Being 17

Teenage love and the Nouvelle Vague.

Being 17 seethes with the unrestrained volatility of its adolescent protagonists and could easily be mistaken for a wunderkind filmmaker’s first film. In fact, it’s a late-career masterpiece made by André Téchiné. A 73-year-old Frenchman, he once wrote for Les Cahiers du Cinéma, the magazine that helped launch the careers of New Wave directors like Godard, Chabrol, and Truffaut. He co-wrote this script with Céline Sciamma, a young filmmaker known for her insightful work about teenagers (Girlhood, Water Lilies). She must have been enamored of his summery film Wild Reeds (1994) because much of that movie’s urgency informs this story.

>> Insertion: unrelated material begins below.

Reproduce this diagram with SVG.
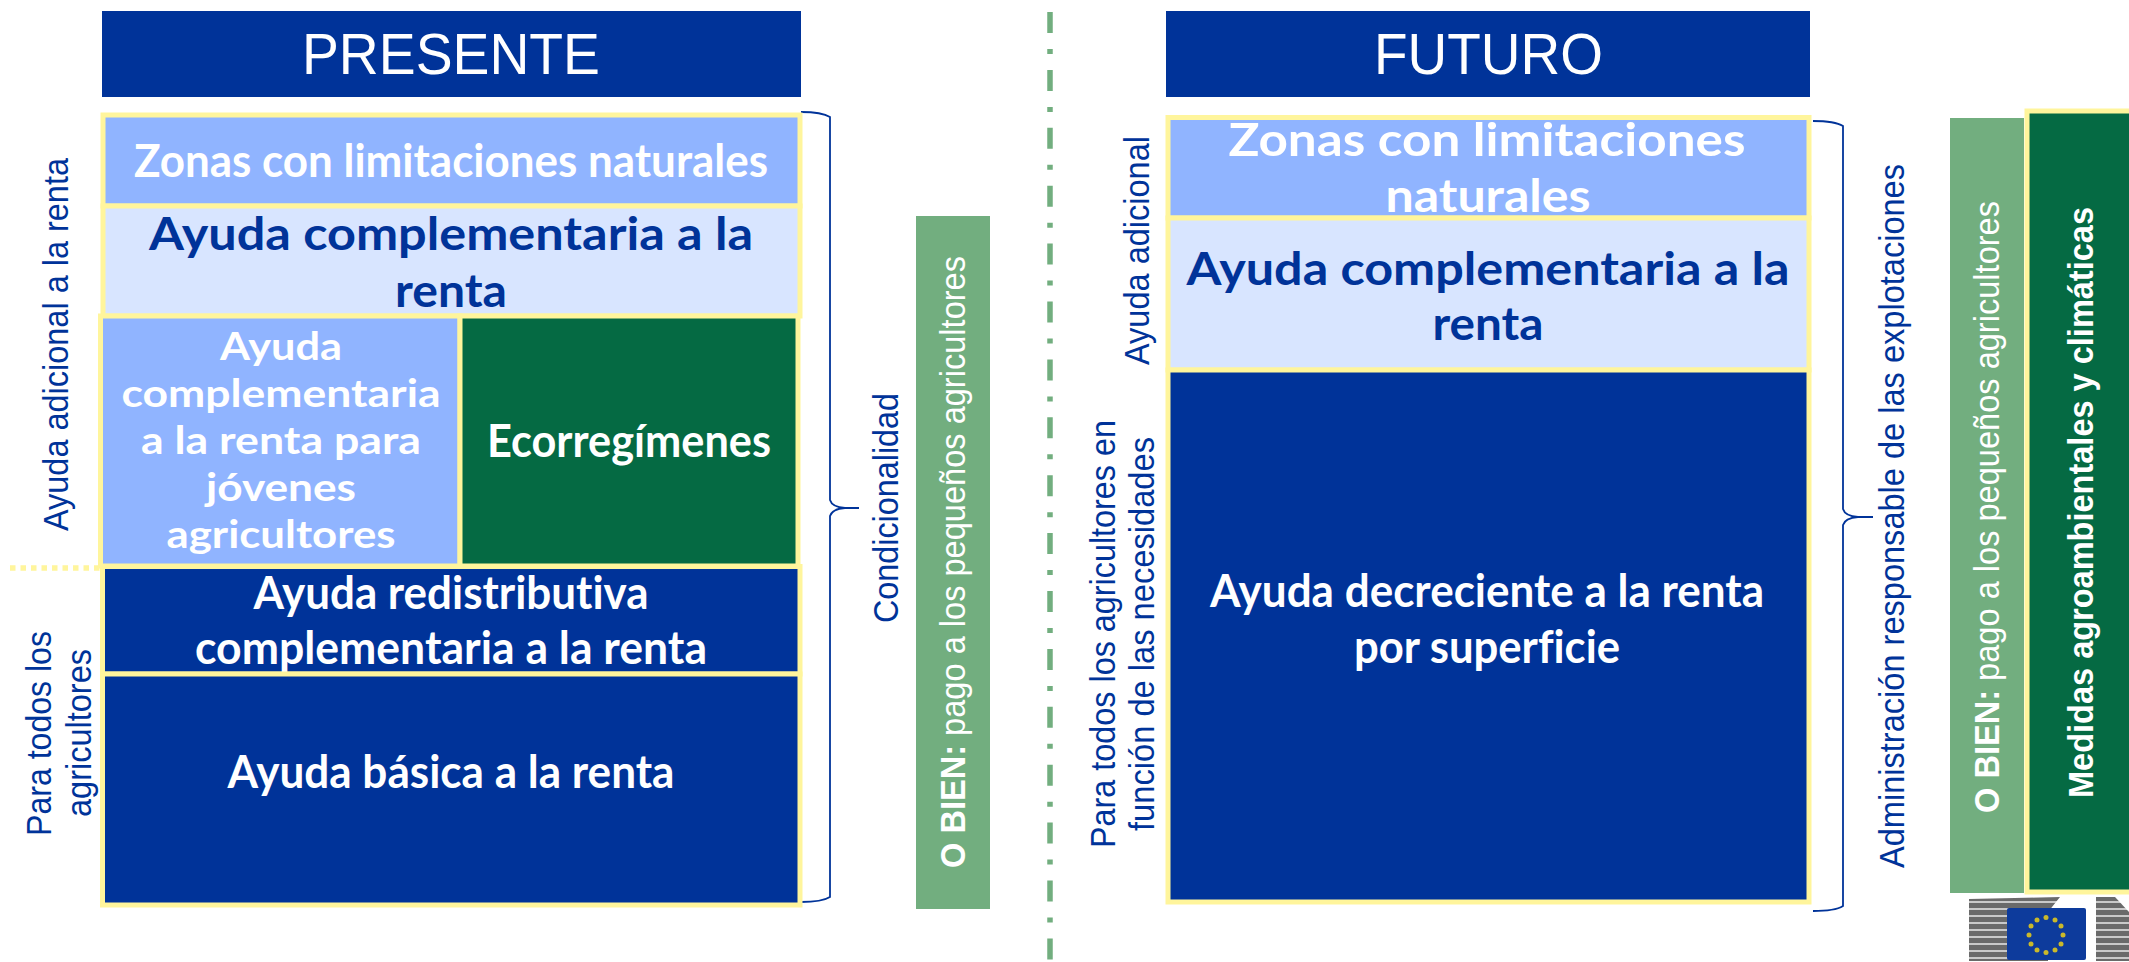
<svg xmlns="http://www.w3.org/2000/svg" width="2129" height="962" viewBox="0 0 2129 962">
<style>
.b{stroke:#fff59c;stroke-width:5}
.blue{fill:#003399}.lb{fill:#90b4ff}.pb{fill:#d8e5ff}.dg{fill:#056a43}.lg{fill:#72ae7f}
.t{font-family:Lato,"Liberation Sans",sans-serif;font-weight:700;font-size:45px;text-anchor:middle;font-variant-ligatures:none}
.s{font-size:39px}
.a{font-family:"Liberation Sans",Arial,sans-serif}
.r{font-size:35px}
.w{fill:#fff}.n{fill:#003399}
.h{font-size:58px;fill:#fff}
.c{fill:none;stroke:#003399;stroke-width:1.8}
</style>
<defs>
<pattern id="st" width="6" height="7" patternUnits="userSpaceOnUse">
<rect width="6" height="7" fill="#6b6b6b"/><rect y="5" width="6" height="2" fill="#c9c9c9"/>
</pattern>
<filter id="soft" x="-5%" y="-5%" width="110%" height="110%"><feGaussianBlur stdDeviation="0.7"/></filter>
</defs>
<g id="divider"><line x1="1050" y1="12" x2="1050" y2="960" stroke="#72ae7f" stroke-width="5.500" stroke-dasharray="21 16 5 15.900"/></g>
<g id="connectors">
<path class="c" d="M801 112Q822 112 830 117V500Q832 507 845 508H859H845Q832 509 830 516V897Q822 902 801 902"/>
<path class="c" d="M1813 121Q1835 121 1843 126V509Q1845 516 1858 517H1873H1858Q1845 518 1843 525V906Q1835 911 1813 911"/>
<line x1="10" y1="568" x2="101" y2="568" stroke="#fff59c" stroke-width="5.500" stroke-dasharray="5.500 5"/>
</g>
<g id="presente-header"><rect class="blue" x="102" y="11" width="699" height="86"/><text class="a h" x="302" y="74" textLength="298" lengthAdjust="spacingAndGlyphs">PRESENTE</text></g>
<g id="p-zonas"><rect class="lb b" x="103" y="115" width="697" height="91"/><text class="t w" x="451" y="177" textLength="634" lengthAdjust="spacingAndGlyphs">Zonas con limitaciones naturales</text></g>
<g id="p-complementaria"><rect class="pb b" x="103" y="206" width="697" height="110"/><text class="t n" x="451" y="250" textLength="604" lengthAdjust="spacingAndGlyphs">Ayuda complementaria a la</text><text class="t n" x="451" y="307" textLength="112" lengthAdjust="spacingAndGlyphs">renta</text></g>
<g id="p-jovenes"><rect class="lb b" x="100.500" y="316" width="359.500" height="250"/>
<text class="t s w" x="281" y="360" textLength="122" lengthAdjust="spacingAndGlyphs">Ayuda</text><text class="t s w" x="281" y="407" textLength="319" lengthAdjust="spacingAndGlyphs">complementaria</text><text class="t s w" x="281" y="454" textLength="280" lengthAdjust="spacingAndGlyphs">a la renta para</text><text class="t s w" x="281" y="501" textLength="150" lengthAdjust="spacingAndGlyphs">jóvenes</text><text class="t s w" x="281" y="548" textLength="229" lengthAdjust="spacingAndGlyphs">agricultores</text></g>
<g id="p-eco"><rect class="dg b" x="460" y="316" width="338" height="250"/><text class="t w" x="629" y="457" textLength="284" lengthAdjust="spacingAndGlyphs">Ecorregímenes</text></g>
<g id="p-redistributiva"><rect class="blue b" x="102.500" y="566.500" width="697.500" height="107.500"/><text class="t w" x="451" y="609" textLength="395" lengthAdjust="spacingAndGlyphs">Ayuda redistributiva</text><text class="t w" x="451" y="664" textLength="512" lengthAdjust="spacingAndGlyphs">complementaria a la renta</text></g>
<g id="p-basica"><rect class="blue b" x="102.500" y="674" width="697.500" height="231"/><text class="t w" x="451" y="788" textLength="447" lengthAdjust="spacingAndGlyphs">Ayuda básica a la renta</text></g>
<g id="p-labels">
<text class="a r n" transform="translate(68,531) rotate(-90)" textLength="373" lengthAdjust="spacingAndGlyphs">Ayuda adicional a la renta</text>
<text class="a r n" transform="translate(51,836) rotate(-90)" textLength="205" lengthAdjust="spacingAndGlyphs">Para todos los</text>
<text class="a r n" transform="translate(91,817) rotate(-90)" textLength="168" lengthAdjust="spacingAndGlyphs">agricultores</text>
<text class="a r n" transform="translate(898,623) rotate(-90)" textLength="230" lengthAdjust="spacingAndGlyphs">Condicionalidad</text>
</g>
<g id="p-obien"><rect class="lg" x="916" y="216" width="74" height="693"/><text class="a r w" transform="translate(965,868) rotate(-90)" textLength="612" lengthAdjust="spacingAndGlyphs"><tspan font-weight="700">O BIEN:</tspan> pago a los pequeños agricultores</text></g>

<g id="futuro-header"><rect class="blue" x="1166" y="11" width="644" height="86"/><text class="a h" x="1374" y="74" textLength="229" lengthAdjust="spacingAndGlyphs">FUTURO</text></g>
<g id="f-zonas"><rect class="lb b" x="1168" y="117.500" width="641" height="100.500"/><text class="t w" x="1487" y="156" textLength="517" lengthAdjust="spacingAndGlyphs">Zonas con limitaciones</text><text class="t w" x="1488" y="212" textLength="205" lengthAdjust="spacingAndGlyphs">naturales</text></g>
<g id="f-complementaria"><rect class="pb b" x="1168" y="218" width="641" height="152"/><text class="t n" x="1488" y="285" textLength="603" lengthAdjust="spacingAndGlyphs">Ayuda complementaria a la</text><text class="t n" x="1488" y="340" textLength="111" lengthAdjust="spacingAndGlyphs">renta</text></g>
<g id="f-decreciente"><rect class="blue b" x="1168" y="370" width="641" height="532"/><text class="t w" x="1487" y="607" textLength="554" lengthAdjust="spacingAndGlyphs">Ayuda decreciente a la renta</text><text class="t w" x="1487" y="663" textLength="266" lengthAdjust="spacingAndGlyphs">por superficie</text></g>
<g id="f-labels">
<text class="a r n" transform="translate(1149,365) rotate(-90)" textLength="229" lengthAdjust="spacingAndGlyphs">Ayuda adicional</text>
<text class="a r n" transform="translate(1115,848) rotate(-90)" textLength="428" lengthAdjust="spacingAndGlyphs">Para todos los agricultores en</text>
<text class="a r n" transform="translate(1154,831) rotate(-90)" textLength="394" lengthAdjust="spacingAndGlyphs">función de las necesidades</text>
<text class="a r n" transform="translate(1904,868) rotate(-90)" textLength="704" lengthAdjust="spacingAndGlyphs">Administración responsable de las explotaciones</text>
</g>
<g id="f-obien"><rect class="lg" x="1950" y="118" width="74" height="775"/><text class="a r w" transform="translate(1999,813) rotate(-90)" textLength="612" lengthAdjust="spacingAndGlyphs"><tspan font-weight="700">O BIEN:</tspan> pago a los pequeños agricultores</text></g>
<g id="f-medidas"><rect class="dg b" x="2027" y="111" width="110" height="781"/><text class="a r w" font-weight="700" transform="translate(2093,798) rotate(-90)" textLength="591" lengthAdjust="spacingAndGlyphs">Medidas agroambientales y climáticas</text></g>
<g id="eu-logo" filter="url(#soft)">
<path d="M1969 899L2060 897L2048 912V961H1969Z" fill="url(#st)"/>
<path d="M2096 897H2115L2129 912V961H2096Z" fill="url(#st)"/>
<rect x="2007" y="908" width="79" height="52" rx="2" fill="#0f3a9c"/>
<g fill="#c9b92b"><circle cx="2046" cy="917.500" r="2.500"/><circle cx="2055" cy="920" r="2.500"/><circle cx="2061" cy="926" r="2.500"/><circle cx="2063" cy="935" r="2.500"/><circle cx="2061" cy="944" r="2.500"/><circle cx="2055" cy="950" r="2.500"/><circle cx="2046" cy="952.500" r="2.500"/><circle cx="2037" cy="950" r="2.500"/><circle cx="2031" cy="944" r="2.500"/><circle cx="2029" cy="935" r="2.500"/><circle cx="2031" cy="926" r="2.500"/><circle cx="2037" cy="920" r="2.500"/></g>
</g>
</svg>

The camera watches Damien (Kacey Mottet Klein) and Thomas (Corentin Fila) as they watch each other. It closes in on their confusion and their impassioned rages as they prowl the school corridors. When Thomas’ mother (Sandrine Kiberlain), a doctor, helps Damien’s ailing mother, she also unknowingly alters the course of the boys’ relationship. The phrasing of the original title — Quand on a 17 ans — promises a nostalgic look at that age between youth and adulthood. But Téchiné’s unabashed lyricism has hardened in the last 20 years. He fills the screen with wintry images: a black lake, leafless trees, a cave of shadows. This barren landscape becomes a proving ground, where bruises can heal and transform into the most durable kind of love.